→ **Your goal**
Review the lines that follow and copy each one that contains the word "draw".

→ **Information provided**
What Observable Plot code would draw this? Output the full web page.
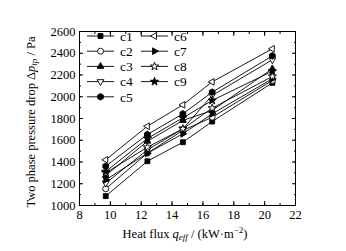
<!DOCTYPE html>
<html><head><meta charset="utf-8">
<script src="https://cdn.jsdelivr.net/npm/d3@7"></script>
<script src="https://cdn.jsdelivr.net/npm/@observablehq/plot@0.6"></script>
<style>body{margin:0;background:#fff}</style>
</head><body><div id="chart"></div>
<script>
const heatFlux = [9.7, 12.4, 14.7, 16.6, 20.5];
const seriesNames = ["c1","c2","c3","c4","c5","c6","c7","c8","c9"];
const c1 = [1086, 1407, 1582, 1772, 2128];
const c2 = [1154, 1481, 1690, 1812, 2150];
const c3 = [1276, 1591, 1782, 1874, 2257];
const c4 = [1205, 1512, 1705, 2012, 2340];
const c5 = [1361, 1653, 1843, 2042, 2376];
const c6 = [1420, 1729, 1926, 2137, 2441];
const c7 = [1236, 1481, 1659, 1843, 2165];
const c8 = [1300, 1536, 1705, 1895, 2186];
const c9 = [1313, 1616, 1806, 1966, 2235];
const seriesValues = [c1,c2,c3,c4,c5,c6,c7,c8,c9];
const xTicks = [8,10,12,14,16,18,20,22];
const yTicks = [1000,1200,1400,1600,1800,2000,2200,2400,2600];
const xMinor = d3.range(8, 22.01, 1);
const yMinor = d3.range(1000, 2601, 100);

function poly(anglesDeg, scale) {
  return {draw(ctx, size) {
    const R = Math.sqrt(size / Math.PI) * scale;
    anglesDeg.forEach((a, i) => {
      const t = a * Math.PI / 180, x = R * Math.sin(t), y = -R * Math.cos(t);
      i ? ctx.lineTo(x, y) : ctx.moveTo(x, y);
    });
    ctx.closePath();
  }};
}
const triUp = poly([0,120,240], 1.3), triDown = poly([180,300,60], 1.3);
const triLeft = poly([270,30,150], 1.3), triRight = poly([90,210,330], 1.3);
const hexagon = poly([0,60,120,180,240,300], 1.1);
const squareS = poly([45,135,225,315], 1.15);
const circleS = {draw(ctx, size){ const r = Math.sqrt(size/Math.PI); ctx.moveTo(r,0); ctx.arc(0,0,r,0,2*Math.PI); }};
const starS = {draw(ctx, size){ d3.symbolStar.draw(ctx, size*0.75); }};
const symbols = [squareS, circleS, triUp, triDown, hexagon, triLeft, triRight, starS, starS];
const fills = ["black","white","black","white","black","white","black","white","black"];

const rows = [];
seriesNames.forEach((s, k) => heatFlux.forEach((x, i) => rows.push({series: s, k, x, y: seriesValues[k][i]})));

const R = 3;
const marks = [
  Plot.frame({stroke: "black", strokeWidth: 1}),
  Plot.axisX({ticks: xTicks, tickSize: 0, tickPadding: 5, tickFormat: d => String(d), label: null}),
  Plot.axisX({ticks: xTicks, tickSize: -4, tickFormat: () => "", label: null}),
  Plot.axisX({ticks: xMinor, tickSize: -2, tickFormat: () => "", label: null}),
  Plot.axisX({anchor: "top", ticks: xTicks, tickSize: -4, tickFormat: () => "", label: null}),
  Plot.axisX({anchor: "top", ticks: xMinor, tickSize: -2, tickFormat: () => "", label: null}),
  Plot.axisY({ticks: yTicks, tickSize: 0, tickPadding: 4, tickFormat: d => String(d), label: null}),
  Plot.axisY({ticks: yTicks, tickSize: -4, tickFormat: () => "", label: null}),
  Plot.axisY({ticks: yMinor, tickSize: -2, tickFormat: () => "", label: null}),
  Plot.axisY({anchor: "right", ticks: yTicks, tickSize: -4, tickFormat: () => "", label: null}),
  Plot.axisY({anchor: "right", ticks: yMinor, tickSize: -2, tickFormat: () => "", label: null}),
  Plot.line(rows, {x: "x", y: "y", z: "series", stroke: "black", strokeWidth: 0.9})
];
seriesNames.forEach((s, k) => {
  marks.push(Plot.dot(rows.filter(d => d.k === k), {x: "x", y: "y", r: R, symbol: symbols[k], fill: fills[k], stroke: "black", strokeWidth: 0.9}));
});

const chart = Plot.plot({
  width: 346, height: 251,
  marginLeft: 79, marginRight: 51, marginTop: 31, marginBottom: 46,
  x: {domain: [8, 22]},
  y: {domain: [1000, 2600]},
  style: {fontFamily: "'Liberation Serif', 'Times New Roman', serif", fontSize: "12.5px", color: "black", background: "white"},
  marks
});
document.getElementById("chart").append(chart);

const svg = d3.select(chart);
const fontCss = "font-family:'Liberation Serif','Times New Roman',serif;";
// legend
const leg = svg.append("g").attr("style", fontCss + "font-size:13.5px").attr("text-anchor", "start");
seriesNames.forEach((s, k) => {
  const col = k < 5 ? 0 : 1, row = k < 5 ? k : k - 5;
  const x0 = col ? 141 : 87, y0 = 36 + row * 15.2;
  const g = leg.append("g").attr("transform", `translate(${x0},${y0})`);
  g.append("line").attr("x1", 0).attr("x2", 27).attr("stroke", "black").attr("stroke-width", 0.9);
  g.append("path").attr("transform", "translate(13.5,0)")
    .attr("d", d3.symbol(symbols[k], R * R * Math.PI)())
    .attr("fill", fills[k]).attr("stroke", "black").attr("stroke-width", 0.9);
  g.append("text").attr("x", 33).attr("y", 0).attr("dy", "0.35em").attr("fill", "black").text(s);
});
// axis titles
const xt = svg.append("text").attr("style", fontCss + "font-size:12.5px")
  .attr("x", 185).attr("y", 238).attr("text-anchor", "middle").attr("fill", "black");
xt.append("tspan").text("Heat flux ");
xt.append("tspan").attr("font-style", "italic").text("q");
xt.append("tspan").attr("font-style", "italic").attr("font-size", "9px").attr("dy", "2").text("eff");
xt.append("tspan").attr("dy", "-2").text(" / (kW·m");
xt.append("tspan").attr("font-size", "9px").attr("dy", "-5").text("−2");
xt.append("tspan").attr("dy", "5").text(")");
const yt = svg.append("text").attr("style", fontCss + "font-size:12.5px")
  .attr("transform", "translate(35,122) rotate(-90)").attr("text-anchor", "middle").attr("fill", "black");
yt.append("tspan").text("Two phase pressure drop Δ");
yt.append("tspan").attr("font-style", "italic").text("p");
yt.append("tspan").attr("font-style", "italic").attr("font-size", "9px").attr("dy", "2").text("tp");
yt.append("tspan").attr("dy", "-2").text(" / Pa");
</script></body></html>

→ **Exercise response**
What Observable Plot code would draw this? Output the full web page.
  return {draw(ctx, size) {
const circleS = {draw(ctx, size){ const r = Math.sqrt(size/Math.PI); ctx.moveTo(r,0); ctx.arc(0,0,r,0,2*Math.PI); }};
const starS = {draw(ctx, size){ d3.symbolStar.draw(ctx, size*0.75); }};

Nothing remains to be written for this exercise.